緊急避妊薬は、どのような場面で使用するのか。
女性が望まない妊娠した可能性があり、「緊急に」妊娠を止める必要がある時である。
世の中には「緊急」に備えたシステムが、数多く存在する。
たとえば、消火器。
多くの集合住宅には設置されているだろう。
その目的は明確である。
火事が起きた時に、早く対応することで、被害が広がることを防ぐことである。
そのため、一般人の手の届きやすい場所に設置されている。
たとえば、緊急停止ボタン。
電車に乗っていると「緊急停止ボタンが発動しました」のアナウンスを聞いたこともあるだろう。
その目的は明確である。早く知らせることで、電車が人や動物を轢かないためである。
そのため、一般人でも押しやすい場所に、ボタンは設置されている。
このように、多くの緊急事態に備えたシステムは、一般人からのアクセスが良い場所につくられている。
少しでも大きな被害を出さないため、迅速に対応する必要があるからだ。
しかし、緊急避妊薬は、そうでない。
産婦人科を受診するというハードルを超えて、初めて使用する権利が得られる。
中には、受診に後ろめたさを感じて、なかなか病院の予約をできない人もいるだろう。
仕事や学校などのスケジュールが合わず、受診するタイミングを逃す人もいるだろう。
地域によっては、病院へのアクセスそのものが悪い場所にいる人もいるだろう。
少しでも早く使える環境を整えるのが大切なのに…と思ってしまうのは私だけではないだろう。

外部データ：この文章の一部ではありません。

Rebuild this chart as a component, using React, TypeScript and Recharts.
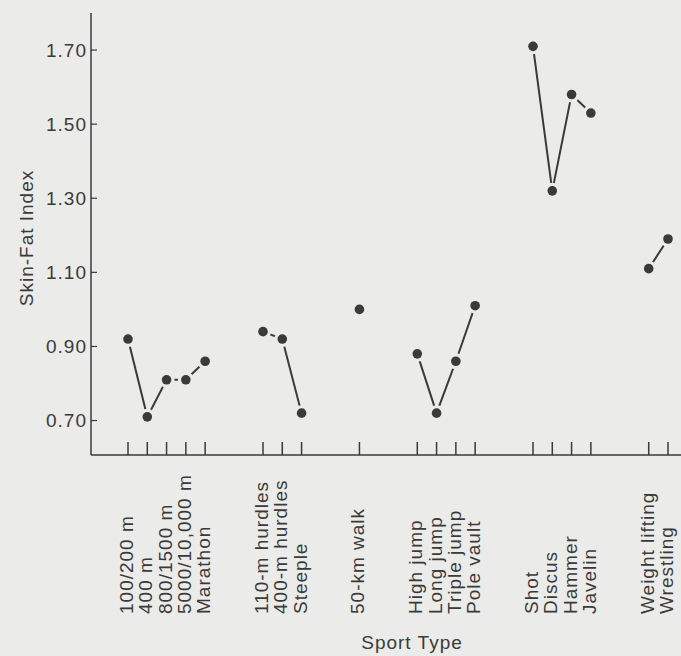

この考えこそが「安易な使用が広まる」なのかもしれないが……。
そんな緊急避妊薬。
実は、以前よりは女性がアクセスしやすくなっている。
2019年にオンライン処方が解禁されたのだ。
対象は「処方してくれる医療機関が近くにない」「心理的に対面診療が困難と判断された人」と限定的ではあるし、なおかつ様々な条件があってのことだが、以前よりは進歩している。
「すみません、こちらの薬局でモーニングアフターピルを売っていませんか?」
青ざめた女性が、調剤薬局へ駆け込み、こう告げる。
そして、薬剤師はこう答える。
「申し訳ございません。医師の処方せんなしにはお渡しできません。でも、オンライン診療のクリニックを受診すれば、明日中にはお渡しできると思いますよ」
こんな未来も、そう遠くはないだろう。
すでにオンライン診療の上で、海外の緊急避妊薬を処方・発送する取り組みをしているクリニックも存在している。
少しずつ状況は変わりつつある。
かつてはなかった非常停止ボタンも、手を伸ばせば届く高さに設置されつつある。
吐き気、頭痛などの副作用もあり、決して積極的に使いたいものではない。
だが、せっかく整備されてきた代物のだ。
私も緊急事態には、非常停止ボタンのお世話になろう。